Can anybody enlighten me about how Cray provides protection as normal virtual 
memory systems offer, or where can I find useful description in this regard ? 
Thank you. 

-- tzi-cker

--------------------------------------------------------------------------
CRAYs (at least X and Y models) use base and limit register pairs (one
set for code, one for data) for each process.  The base register is added
to the logical address (as generated by the program) to give the physical
memory address.  It is, I think, the physical address that is checked
against the limit register, and, if out of bounds, a program or operand
range exception is generated.

With separate code/data base/limit registers code sharing is possible, but
I don't think it is much used.

-- david

-------------------------------------------------------------------------------
The kind of protection I have in mind is access right control (e.g., read-only)
"Normal virtual memory systems" perform this kind of protection check while 
doing logical-physical address mapping. The protection bits are either in page 
tables or TLB.  Now, since Cray doesn't have virtual memory, the question is 
does it provide access control, if so, where does it put this check ?
From the previous responses, it seemed that Cray only provides out-of-bound
protection check. Furthermore, this check is done for EVERY reference. 
If this is indeed the case, this protection check process should be as 
expensive as address mapping in machines that have VM. 
So why does Cray get rid of virtual memory altogether ?  Or does anybody 
know how much performance improvement can we gain from getting rid of VM ?

-- tzi-cker

------------------------------------------------------------------------------
I'm not exactly sure of your question but I'll try to give you some
insight.  Cray uses a pair of base and limit address registers.
There is a base and limit address for instruction memory and a base
and limit address for data memory.  When a program makes a reference
to logical location zero, the base address is added to it to get
the physical address.  If the physical address is larger than the
limit address, then a "program range" error interrupt is generated.
The limit address is your protection mechanism.  Thats about as
simple a memory management h/w as you can get.

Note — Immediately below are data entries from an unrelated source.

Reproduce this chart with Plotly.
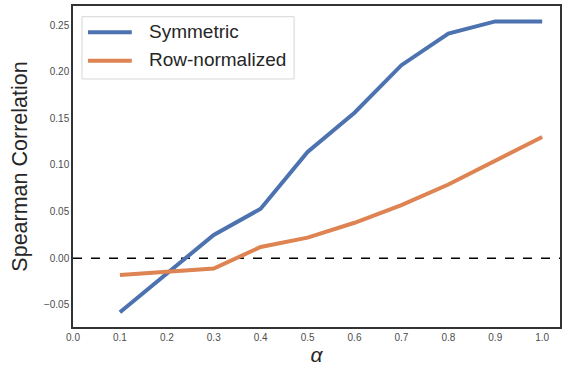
import plotly.graph_objects as go

# Spearman correlation against the mixing parameter alpha
alpha = [0.1, 0.2, 0.3, 0.4, 0.5, 0.6, 0.7, 0.8, 0.9, 1.0]
symmetric = [-0.058, -0.016, 0.025, 0.053, 0.114, 0.156, 0.207, 0.241, 0.254, 0.254]
row_normalized = [-0.018, -0.015, -0.011, 0.012, 0.022, 0.038, 0.057, 0.079, 0.104, 0.130]
series_names = ["Symmetric", "Row-normalized"]
series_colors = ["#4C72B0", "#DD8452"]

x_ticks = [0.0, 0.1, 0.2, 0.3, 0.4, 0.5, 0.6, 0.7, 0.8, 0.9, 1.0]
x_tick_text = [f"{v:.1f}" for v in x_ticks]
y_ticks = [-0.05, 0.0, 0.05, 0.10, 0.15, 0.20, 0.25]
y_tick_text = ["\u22120.05", "0.00", "0.05", "0.10", "0.15", "0.20", "0.25"]

FONT = "Liberation Sans, Arial, sans-serif"

fig = go.Figure()
for name, values, color in zip(series_names, [symmetric, row_normalized], series_colors):
    fig.add_trace(go.Scatter(x=alpha, y=values, mode="lines", name=name,
                             line=dict(color=color, width=4), showlegend=False))

# reference line at zero
fig.add_shape(type="line", xref="paper", yref="y", x0=0, x1=1, y0=0, y1=0,
              line=dict(color="black", width=1.5, dash="dash"), layer="below")

# legend box drawn in paper coordinates (longer line samples than the built-in legend)
fig.add_shape(type="rect", xref="paper", yref="paper", x0=0.0184, x1=0.454,
              y0=0.7726, y1=0.9667, line=dict(color="#d6d6d6", width=1),
              fillcolor="rgba(255,255,255,0.8)", layer="above")
legend_rows = [0.918, 0.8296]
for name, color, ly in zip(series_names, series_colors, legend_rows):
    fig.add_shape(type="line", xref="paper", yref="paper", x0=0.0307, x1=0.1207,
                  y0=ly, y1=ly, line=dict(color=color, width=4), layer="above")
    fig.add_annotation(xref="paper", yref="paper", x=0.1513, y=ly + 0.004, text=name,
                       showarrow=False, xanchor="left", yanchor="middle",
                       font=dict(size=19, color="#262626", family=FONT))

fig.update_layout(
    width=562, height=368,
    margin=dict(l=73, r=0, t=6, b=41),
    paper_bgcolor="white", plot_bgcolor="white",
    font=dict(family=FONT, color="#262626"),
    showlegend=False,
    xaxis=dict(range=[0, 1.038], tickvals=x_ticks, ticktext=x_tick_text,
               showgrid=False, zeroline=False, ticks="",
               tickfont=dict(size=10, color="#4d4d4d"),
               showline=True, linecolor="#333333", linewidth=1.5, mirror=True,
               title=dict(text="<i>α</i>", font=dict(size=21, color="#262626"), standoff=6)),
    yaxis=dict(range=[-0.0738, 0.2705], tickvals=y_ticks, ticktext=y_tick_text,
               showgrid=False, zeroline=False, ticks="",
               tickfont=dict(size=10, color="#4d4d4d"),
               showline=True, linecolor="#333333", linewidth=1.5, mirror=True,
               title=dict(text="Spearman Correlation", font=dict(size=21.5, color="#262626"), standoff=10)),
)

fig.write_html("out.html")
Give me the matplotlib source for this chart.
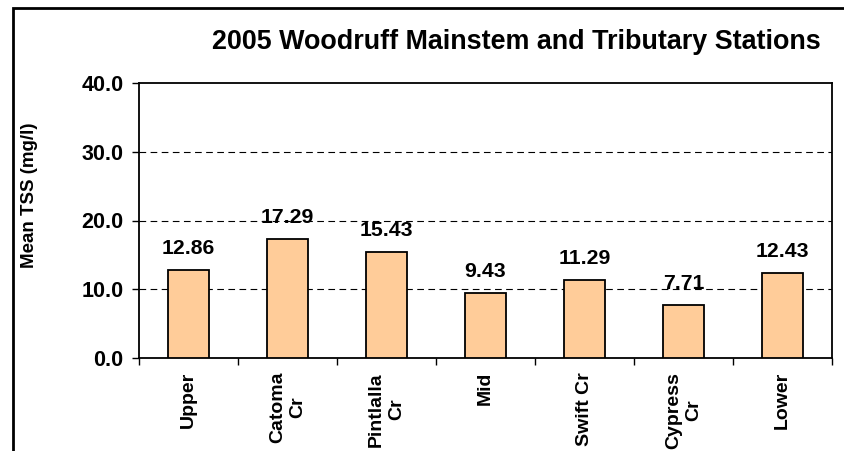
import matplotlib
matplotlib.use("Agg")
from matplotlib import pyplot as plt
from matplotlib.patches import Rectangle
import numpy as np

stations = ["Upper", "Catoma\nCr", "Pintlalla\nCr", "Mid", "Swift Cr", "Cypress\nCr", "Lower"]
mean_tss = [12.86, 17.29, 15.43, 9.43, 11.29, 7.71, 12.43]
y_ticks = [0.0, 10.0, 20.0, 30.0, 40.0]

plt.rcParams["font.family"] = ["Liberation Sans", "DejaVu Sans"]
plt.rcParams["font.weight"] = "bold"

fig = plt.figure(figsize=(8.45, 4.51), dpi=100)
ax = fig.add_axes([139/845, 1 - 358/451, (832 - 139)/845, (358 - 83)/451])

x = np.arange(len(stations))
bars = ax.bar(x, mean_tss, width=0.41, color="#FFCC99", edgecolor="black", linewidth=1.3, zorder=3)

for xi, v in zip(x, mean_tss):
    ax.annotate(f"{v:.2f}", (xi, v), xytext=(0, 11.5), textcoords="offset points",
                ha="center", va="baseline", fontsize=15.3, fontweight="bold", zorder=4)

ax.set_xlim(-0.5, len(stations) - 0.5)
ax.set_ylim(0, 40)
ax.set_yticks(y_ticks)
ax.set_yticklabels([f"{t:.1f}" for t in y_ticks], fontsize=15.5, fontweight="bold")
ax.tick_params(axis="y", direction="out", length=5, width=1, pad=6)

ax.set_xticks(x)
ax.set_xticklabels(stations, rotation=90, fontsize=14, fontweight="bold",
                   va="top", ha="center", multialignment="center")
ax.tick_params(axis="x", which="major", length=0, pad=10)
ax.set_xticks(np.arange(len(stations) + 1) - 0.5, minor=True)
ax.tick_params(axis="x", which="minor", direction="out", length=5, width=1)

for t in [10, 20, 30]:
    ax.axhline(t, color="black", linestyle=(0, (6, 4)), linewidth=0.8, zorder=1)

for s in ax.spines.values():
    s.set_linewidth(1.3)

ax.set_ylabel("Mean TSS (mg/l)", fontsize=13.5, fontweight="bold")
ax.yaxis.set_label_coords((38 - 139)/693, (358 - 195)/275)

fig.text(516/845, 1 - 42/451, "2005 Woodruff Mainstem and Tributary Stations",
         ha="center", va="center", fontsize=19.4, fontweight="bold")

# outer chart frame, open at the bottom
fig.patches.append(Rectangle((13/845, -0.1), 1.0, 1 - 8/451 + 0.1, transform=fig.transFigure,
                             fill=False, edgecolor="black", linewidth=2, clip_on=False))

fig.savefig("out.png", dpi=100)
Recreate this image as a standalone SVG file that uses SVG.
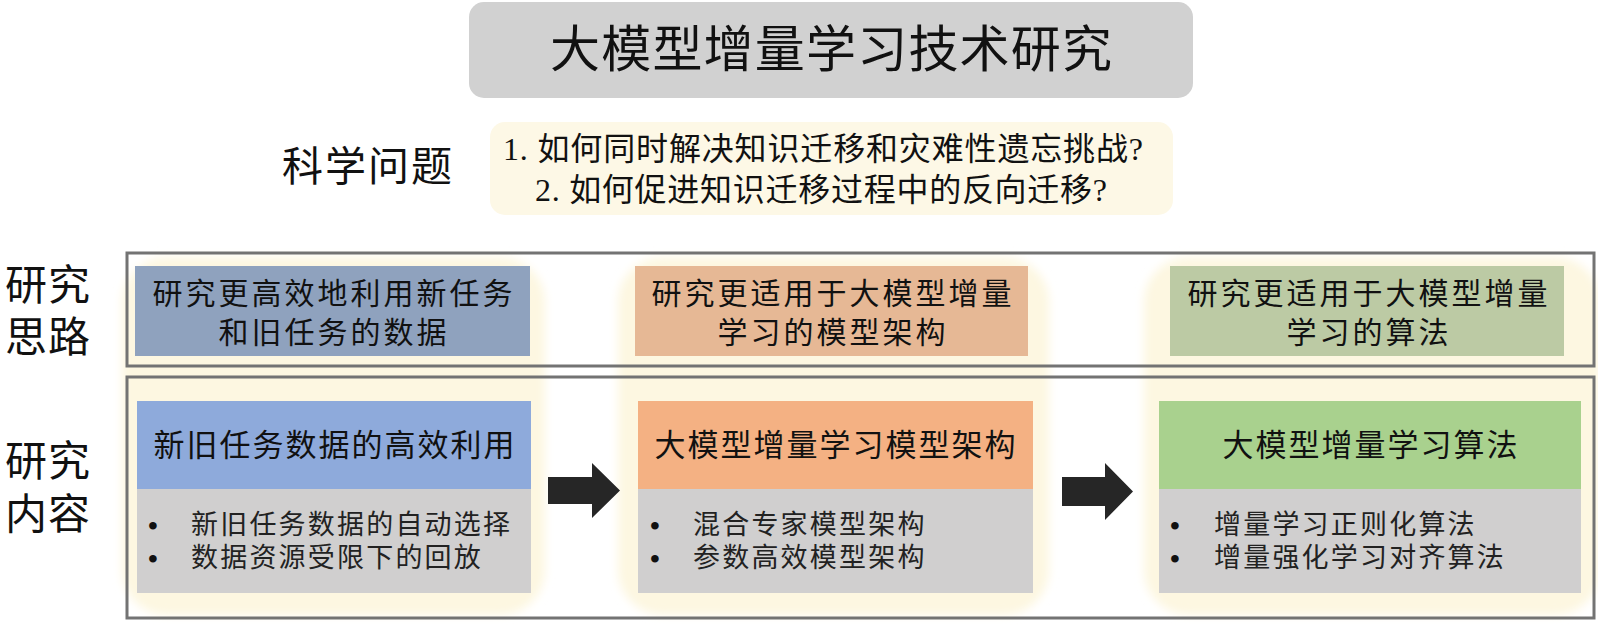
<svg xmlns="http://www.w3.org/2000/svg" width="1598" height="625" viewBox="0 0 1598 625">
<style>
  text { font-family: 'Liberation Serif', 'Noto Sans CJK SC', serif; fill: #111; dominant-baseline: central; }
  .mid { text-anchor: middle; }
  .title { font-size: 50px; }
  .label { font-size: 42px; letter-spacing: 1px; }
  .q { font-size: 32px; }
  .hdr { font-size: 30px; letter-spacing: 3px; text-anchor: middle; }
  .ctitle { font-size: 31px; letter-spacing: 2px; text-anchor: middle; }
  .bul { font-size: 27px; letter-spacing: 2.2px; fill: #222; }
  .dot { font-size: 28px; font-weight: bold; fill: #111; }
  .frame { fill: none; stroke: #737373; stroke-width: 3; }
  .glow { fill: #fdf7e1; filter: url(#soft); }
  .gray { fill: #d0cfcf; }
  .arrow { fill: #262626; }
</style>
<defs>
  <filter id="soft" x="-10%" y="-10%" width="120%" height="120%">
    <feGaussianBlur stdDeviation="5"/>
  </filter>
</defs>
<rect width="1598" height="625" fill="#ffffff"/>

<g id="glows">
  <rect class="glow" x="122" y="257" width="423" height="358" rx="45"/>
  <rect class="glow" x="618" y="257" width="431" height="358" rx="45"/>
  <rect class="glow" x="1144" y="257" width="456" height="358" rx="45"/>
</g>

<g id="title">
  <rect x="469" y="2" width="724" height="96" rx="15" fill="#d1d1d1"/>
  <text class="title mid" x="831" y="50" textLength="562" lengthAdjust="spacing">大模型增量学习技术研究</text>
</g>

<g id="science-question">
  <text class="label" x="282" y="167" style="font-size:41px;letter-spacing:2px">科学问题</text>
  <rect x="490" y="122" width="683" height="93" rx="15" fill="#fdf8e6"/>
  <text class="q" x="503" y="149" textLength="640" lengthAdjust="spacing">1. 如何同时解决知识迁移和灾难性遗忘挑战?</text>
  <text class="q" x="535" y="190" textLength="572" lengthAdjust="spacing">2. 如何促进知识迁移过程中的反向迁移?</text>
</g>

<g id="row-labels">
  <text class="label mid" x="48" y="286">研究</text>
  <text class="label mid" x="48" y="338">思路</text>
  <text class="label mid" x="48" y="462">研究</text>
  <text class="label mid" x="48" y="515">内容</text>
</g>

<g id="frames">
  <rect class="frame" x="127" y="253" width="1467" height="113"/>
  <rect class="frame" x="127" y="377" width="1467" height="241"/>
</g>

<g id="idea-1">
  <rect x="135" y="266" width="395" height="90" fill="#8fa2be"/>
  <text class="hdr" x="334" y="293">研究更高效地利用新任务</text>
  <text class="hdr" x="334" y="332">和旧任务的数据</text>
</g>
<g id="idea-2">
  <rect x="635" y="266" width="393" height="90" fill="#e6b895"/>
  <text class="hdr" x="833" y="293">研究更适用于大模型增量</text>
  <text class="hdr" x="833" y="332">学习的模型架构</text>
</g>
<g id="idea-3">
  <rect x="1170" y="266" width="394" height="90" fill="#bccaa4"/>
  <text class="hdr" x="1369" y="293">研究更适用于大模型增量</text>
  <text class="hdr" x="1369" y="332">学习的算法</text>
</g>

<g id="content-1">
  <rect x="137" y="401" width="394" height="88" fill="#8eaadb"/>
  <text class="ctitle" x="335" y="445">新旧任务数据的高效利用</text>
  <rect class="gray" x="137" y="489" width="394" height="104"/>
  <text class="dot" x="148" y="525">•</text>
  <text class="bul" x="191" y="525">新旧任务数据的自动选择</text>
  <text class="dot" x="148" y="558">•</text>
  <text class="bul" x="191" y="558">数据资源受限下的回放</text>
</g>
<g id="content-2">
  <rect x="638" y="401" width="395" height="88" fill="#f4b183"/>
  <text class="ctitle" x="836" y="445">大模型增量学习模型架构</text>
  <rect class="gray" x="638" y="489" width="395" height="104"/>
  <text class="dot" x="650" y="525">•</text>
  <text class="bul" x="693" y="525">混合专家模型架构</text>
  <text class="dot" x="650" y="558">•</text>
  <text class="bul" x="693" y="558">参数高效模型架构</text>
</g>
<g id="content-3">
  <rect x="1159" y="401" width="422" height="88" fill="#a9d18e"/>
  <text class="ctitle" x="1371" y="445">大模型增量学习算法</text>
  <rect class="gray" x="1159" y="489" width="422" height="104"/>
  <text class="dot" x="1170" y="525">•</text>
  <text class="bul" x="1214" y="525">增量学习正则化算法</text>
  <text class="dot" x="1170" y="558">•</text>
  <text class="bul" x="1214" y="558">增量强化学习对齐算法</text>
</g>

<g id="connectors">
  <polygon class="arrow" points="548,477 592,477 592,463 620,490.5 592,518 592,504 548,504"/>
  <polygon class="arrow" points="1062,477 1105,477 1105,463 1133,491.5 1105,520 1105,506 1062,506"/>
</g>
</svg>
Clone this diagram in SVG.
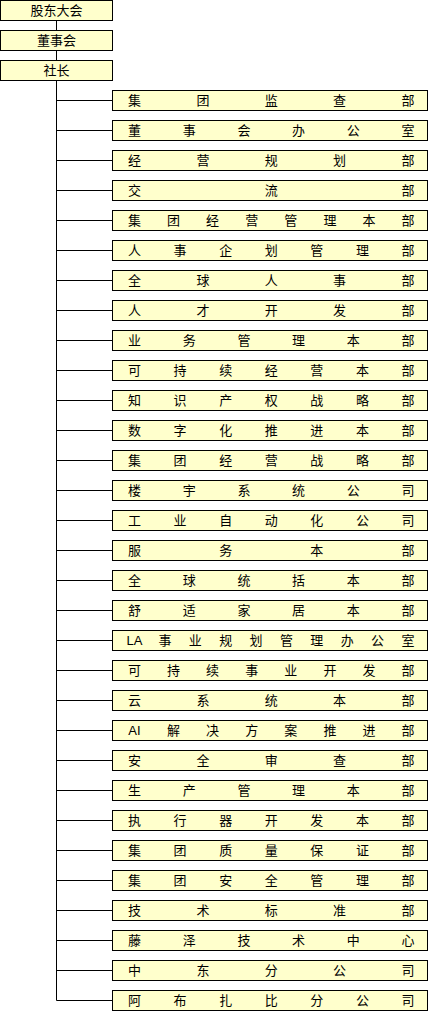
<svg xmlns="http://www.w3.org/2000/svg" width="431" height="1011" viewBox="0 0 431 1011">
<style>
rect{fill:#FFFFCC;stroke:#000;stroke-width:1}
text{font-family:"Liberation Sans","Noto Sans CJK SC",sans-serif;font-size:13px;fill:#000;text-anchor:middle}
.c line,.c path{stroke:#000;stroke-width:1;fill:none}
</style>
<rect width="431" height="1011" fill="#fff" style="fill:#fff;stroke:none"/>
<g class="c" id="connectors">
<path d="M56.5 20.5V1000.5"/>
<path d="M56.5 100.5H112.5M56.5 130.5H112.5M56.5 160.5H112.5M56.5 190.5H112.5M56.5 220.5H112.5M56.5 250.5H112.5M56.5 280.5H112.5M56.5 310.5H112.5M56.5 340.5H112.5M56.5 370.5H112.5M56.5 400.5H112.5M56.5 430.5H112.5M56.5 460.5H112.5M56.5 490.5H112.5M56.5 520.5H112.5M56.5 550.5H112.5M56.5 580.5H112.5M56.5 610.5H112.5M56.5 640.5H112.5M56.5 670.5H112.5M56.5 700.5H112.5M56.5 730.5H112.5M56.5 760.5H112.5M56.5 790.5H112.5M56.5 820.5H112.5M56.5 850.5H112.5M56.5 880.5H112.5M56.5 910.5H112.5M56.5 940.5H112.5M56.5 970.5H112.5M56.5 1000.5H112.5"/>
</g>
<g id="n_shareholders"><rect x="0.5" y="0.5" width="112" height="20"/><text x="56.5" y="15">股东大会</text></g>
<g id="n_board"><rect x="0.5" y="30.5" width="112" height="20"/><text x="56.5" y="45">董事会</text></g>
<g id="n_president"><rect x="0.5" y="60.5" width="112" height="20"/><text x="56.5" y="75">社长</text></g>

<g id="n0"><rect x="112.5" y="90.5" width="315" height="20"/><text y="105"><tspan x="134.5">集</tspan><tspan x="202.9">团</tspan><tspan x="271.3">监</tspan><tspan x="339.6">查</tspan><tspan x="408">部</tspan></text></g>
<g id="n1"><rect x="112.5" y="120.5" width="315" height="20"/><text y="135"><tspan x="134.5">董</tspan><tspan x="189.2">事</tspan><tspan x="243.9">会</tspan><tspan x="298.6">办</tspan><tspan x="353.3">公</tspan><tspan x="408">室</tspan></text></g>
<g id="n2"><rect x="112.5" y="150.5" width="315" height="20"/><text y="165"><tspan x="134.5">经</tspan><tspan x="202.9">营</tspan><tspan x="271.3">规</tspan><tspan x="339.6">划</tspan><tspan x="408">部</tspan></text></g>
<g id="n3"><rect x="112.5" y="180.5" width="315" height="20"/><text y="195"><tspan x="134.5">交</tspan><tspan x="271.3">流</tspan><tspan x="408">部</tspan></text></g>
<g id="n4"><rect x="112.5" y="210.5" width="315" height="20"/><text y="225"><tspan x="134.5">集</tspan><tspan x="173.6">团</tspan><tspan x="212.6">经</tspan><tspan x="251.7">营</tspan><tspan x="290.8">管</tspan><tspan x="329.9">理</tspan><tspan x="368.9">本</tspan><tspan x="408">部</tspan></text></g>
<g id="n5"><rect x="112.5" y="240.5" width="315" height="20"/><text y="255"><tspan x="134.5">人</tspan><tspan x="180.1">事</tspan><tspan x="225.7">企</tspan><tspan x="271.3">划</tspan><tspan x="316.8">管</tspan><tspan x="362.4">理</tspan><tspan x="408">部</tspan></text></g>
<g id="n6"><rect x="112.5" y="270.5" width="315" height="20"/><text y="285"><tspan x="134.5">全</tspan><tspan x="202.9">球</tspan><tspan x="271.3">人</tspan><tspan x="339.6">事</tspan><tspan x="408">部</tspan></text></g>
<g id="n7"><rect x="112.5" y="300.5" width="315" height="20"/><text y="315"><tspan x="134.5">人</tspan><tspan x="202.9">才</tspan><tspan x="271.3">开</tspan><tspan x="339.6">发</tspan><tspan x="408">部</tspan></text></g>
<g id="n8"><rect x="112.5" y="330.5" width="315" height="20"/><text y="345"><tspan x="134.5">业</tspan><tspan x="189.2">务</tspan><tspan x="243.9">管</tspan><tspan x="298.6">理</tspan><tspan x="353.3">本</tspan><tspan x="408">部</tspan></text></g>
<g id="n9"><rect x="112.5" y="360.5" width="315" height="20"/><text y="375"><tspan x="134.5">可</tspan><tspan x="180.1">持</tspan><tspan x="225.7">续</tspan><tspan x="271.3">经</tspan><tspan x="316.8">营</tspan><tspan x="362.4">本</tspan><tspan x="408">部</tspan></text></g>
<g id="n10"><rect x="112.5" y="390.5" width="315" height="20"/><text y="405"><tspan x="134.5">知</tspan><tspan x="180.1">识</tspan><tspan x="225.7">产</tspan><tspan x="271.3">权</tspan><tspan x="316.8">战</tspan><tspan x="362.4">略</tspan><tspan x="408">部</tspan></text></g>
<g id="n11"><rect x="112.5" y="420.5" width="315" height="20"/><text y="435"><tspan x="134.5">数</tspan><tspan x="180.1">字</tspan><tspan x="225.7">化</tspan><tspan x="271.3">推</tspan><tspan x="316.8">进</tspan><tspan x="362.4">本</tspan><tspan x="408">部</tspan></text></g>
<g id="n12"><rect x="112.5" y="450.5" width="315" height="20"/><text y="465"><tspan x="134.5">集</tspan><tspan x="180.1">团</tspan><tspan x="225.7">经</tspan><tspan x="271.3">营</tspan><tspan x="316.8">战</tspan><tspan x="362.4">略</tspan><tspan x="408">部</tspan></text></g>
<g id="n13"><rect x="112.5" y="480.5" width="315" height="20"/><text y="495"><tspan x="134.5">楼</tspan><tspan x="189.2">宇</tspan><tspan x="243.9">系</tspan><tspan x="298.6">统</tspan><tspan x="353.3">公</tspan><tspan x="408">司</tspan></text></g>
<g id="n14"><rect x="112.5" y="510.5" width="315" height="20"/><text y="525"><tspan x="134.5">工</tspan><tspan x="180.1">业</tspan><tspan x="225.7">自</tspan><tspan x="271.3">动</tspan><tspan x="316.8">化</tspan><tspan x="362.4">公</tspan><tspan x="408">司</tspan></text></g>
<g id="n15"><rect x="112.5" y="540.5" width="315" height="20"/><text y="555"><tspan x="134.5">服</tspan><tspan x="225.7">务</tspan><tspan x="316.8">本</tspan><tspan x="408">部</tspan></text></g>
<g id="n16"><rect x="112.5" y="570.5" width="315" height="20"/><text y="585"><tspan x="134.5">全</tspan><tspan x="189.2">球</tspan><tspan x="243.9">统</tspan><tspan x="298.6">括</tspan><tspan x="353.3">本</tspan><tspan x="408">部</tspan></text></g>
<g id="n17"><rect x="112.5" y="600.5" width="315" height="20"/><text y="615"><tspan x="134.5">舒</tspan><tspan x="189.2">适</tspan><tspan x="243.9">家</tspan><tspan x="298.6">居</tspan><tspan x="353.3">本</tspan><tspan x="408">部</tspan></text></g>
<g id="n18"><rect x="112.5" y="630.5" width="315" height="20"/><text y="645"><tspan x="134.5">LA</tspan><tspan x="164.9">事</tspan><tspan x="195.3">业</tspan><tspan x="225.7">规</tspan><tspan x="256.1">划</tspan><tspan x="286.4">管</tspan><tspan x="316.8">理</tspan><tspan x="347.2">办</tspan><tspan x="377.6">公</tspan><tspan x="408">室</tspan></text></g>
<g id="n19"><rect x="112.5" y="660.5" width="315" height="20"/><text y="675"><tspan x="134.5">可</tspan><tspan x="173.6">持</tspan><tspan x="212.6">续</tspan><tspan x="251.7">事</tspan><tspan x="290.8">业</tspan><tspan x="329.9">开</tspan><tspan x="368.9">发</tspan><tspan x="408">部</tspan></text></g>
<g id="n20"><rect x="112.5" y="690.5" width="315" height="20"/><text y="705"><tspan x="134.5">云</tspan><tspan x="202.9">系</tspan><tspan x="271.3">统</tspan><tspan x="339.6">本</tspan><tspan x="408">部</tspan></text></g>
<g id="n21"><rect x="112.5" y="720.5" width="315" height="20"/><text y="735"><tspan x="134.5">AI</tspan><tspan x="173.6">解</tspan><tspan x="212.6">决</tspan><tspan x="251.7">方</tspan><tspan x="290.8">案</tspan><tspan x="329.9">推</tspan><tspan x="368.9">进</tspan><tspan x="408">部</tspan></text></g>
<g id="n22"><rect x="112.5" y="750.5" width="315" height="20"/><text y="765"><tspan x="134.5">安</tspan><tspan x="202.9">全</tspan><tspan x="271.3">审</tspan><tspan x="339.6">查</tspan><tspan x="408">部</tspan></text></g>
<g id="n23"><rect x="112.5" y="780.5" width="315" height="20"/><text y="795"><tspan x="134.5">生</tspan><tspan x="189.2">产</tspan><tspan x="243.9">管</tspan><tspan x="298.6">理</tspan><tspan x="353.3">本</tspan><tspan x="408">部</tspan></text></g>
<g id="n24"><rect x="112.5" y="810.5" width="315" height="20"/><text y="825"><tspan x="134.5">执</tspan><tspan x="180.1">行</tspan><tspan x="225.7">器</tspan><tspan x="271.3">开</tspan><tspan x="316.8">发</tspan><tspan x="362.4">本</tspan><tspan x="408">部</tspan></text></g>
<g id="n25"><rect x="112.5" y="840.5" width="315" height="20"/><text y="855"><tspan x="134.5">集</tspan><tspan x="180.1">团</tspan><tspan x="225.7">质</tspan><tspan x="271.3">量</tspan><tspan x="316.8">保</tspan><tspan x="362.4">证</tspan><tspan x="408">部</tspan></text></g>
<g id="n26"><rect x="112.5" y="870.5" width="315" height="20"/><text y="885"><tspan x="134.5">集</tspan><tspan x="180.1">团</tspan><tspan x="225.7">安</tspan><tspan x="271.3">全</tspan><tspan x="316.8">管</tspan><tspan x="362.4">理</tspan><tspan x="408">部</tspan></text></g>
<g id="n27"><rect x="112.5" y="900.5" width="315" height="20"/><text y="915"><tspan x="134.5">技</tspan><tspan x="202.9">术</tspan><tspan x="271.3">标</tspan><tspan x="339.6">准</tspan><tspan x="408">部</tspan></text></g>
<g id="n28"><rect x="112.5" y="930.5" width="315" height="20"/><text y="945"><tspan x="134.5">藤</tspan><tspan x="189.2">泽</tspan><tspan x="243.9">技</tspan><tspan x="298.6">术</tspan><tspan x="353.3">中</tspan><tspan x="408">心</tspan></text></g>
<g id="n29"><rect x="112.5" y="960.5" width="315" height="20"/><text y="975"><tspan x="134.5">中</tspan><tspan x="202.9">东</tspan><tspan x="271.3">分</tspan><tspan x="339.6">公</tspan><tspan x="408">司</tspan></text></g>
<g id="n30"><rect x="112.5" y="990.5" width="315" height="20"/><text y="1005"><tspan x="134.5">阿</tspan><tspan x="180.1">布</tspan><tspan x="225.7">扎</tspan><tspan x="271.3">比</tspan><tspan x="316.8">分</tspan><tspan x="362.4">公</tspan><tspan x="408">司</tspan></text></g>
</svg>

You might also want to take a look at the memory management scheme 
in an old Digital pdp8 or Data General Eclipse.  The DEC used 
memory segments and the DG used memory banks as I can remember.
 
  --Larry


------------------------------------------------------------------------------
The Cray protection scheme is so simple that it is confusing.  A bounds
check is done on every single address generated.  But, it is easy, and takes
place in the few cycles necessary, because it is  just a simple integer add and
compare.  Period.  The reason that it can do this, is because memory is 
*contiguous* !!!

Doesn't that cause a lot of problems with memory fragmentation?  Yes.  The
Cray kernel does a lot of copying to compact memory.  And, it can only do it
at certain times.  This does cause poor memory utilization compared with a
system with VM.  Every design is a compromise.  The Cray 1/X/Y are upward
compatible, and the Cray-1 didn't have VM because it was viewed as an
unnecessary complication at the time it was designed.  (Early 1970's).



-- Hugh 

-----------------------------------------------------------------------------
1. On a machine of this speed, a comparison with a bounds value is _much_
   faster than a second memory reference (i.e., to the page table).

2. The page table lookup has to be done before the real memory reference.  The
   bounds check can be done in parallel with the real memory reference.

3. On a vector operation, it is possible to do the bounds checking for just
   the first and final addresses.  Potentially, the page table lookup would
   have to be done for each address.

4. Cray crams as much circuitry as possible on their boards.  Adding circuitry
   to handle the paging probably would have meant giving up something else.

-- Kurt 

-----------------------------------------------------------------------------
chiueh@sprite.Berkeley.EDU (Tzi-cker Chiueh) writes:
> So why does Cray get rid of virtual memory altogether ?  Or does anybody 
> know how much performance improvement can we gain from getting rid of VM 
?


I suggest you see the IEEE proceedings from the Supercomputing conference 
that was held last month in New York.  Cray published an article in these 
proceedings that describes their memory architecture and gives clock 
timings for current and future memory architectures.

Summary of what follows:
- Memory speed is THE supercomputing bottleneck.
- Cray can fetch from memory in 17 cycles.  Demand paging would
lengthen this time significantly.
- Virtual memory trades speed for money.  Supercomputers do not compromize 
on speed.
- Cray Y-MP/8s have 4 gigabyte per second memory bandwidths.
- Supercomputing working sets and problems sizes tend to be equal.
- Demand paging would complicate an already very complicated instruction 
scheduler.

Memory speed is THE bottleneck in supercomputing.  It is was makes Cray 
king of the hill.  The Japanese have faster peak CPU speeds, but their 
memory bandwidths are inferior.  This is a key reason why Cray machines 
are the fastest computers available for most production benchmarks (with 
notable exceptions.)

The number of cycles needed to transfer the first word from memory to a 
register is one of the most critical timings in the supercomputer.  Cray 
can do this in 17 cycles.  An SX3 requires 70 cycles.  An ETA 10 needed 
hundreds of cycles.  Adding demand paging will significantly lengthen this 
cycle time.  If you can add demand paging without adding cycles to this 
memory fetch time, then I am sure Cray will make you a rich person.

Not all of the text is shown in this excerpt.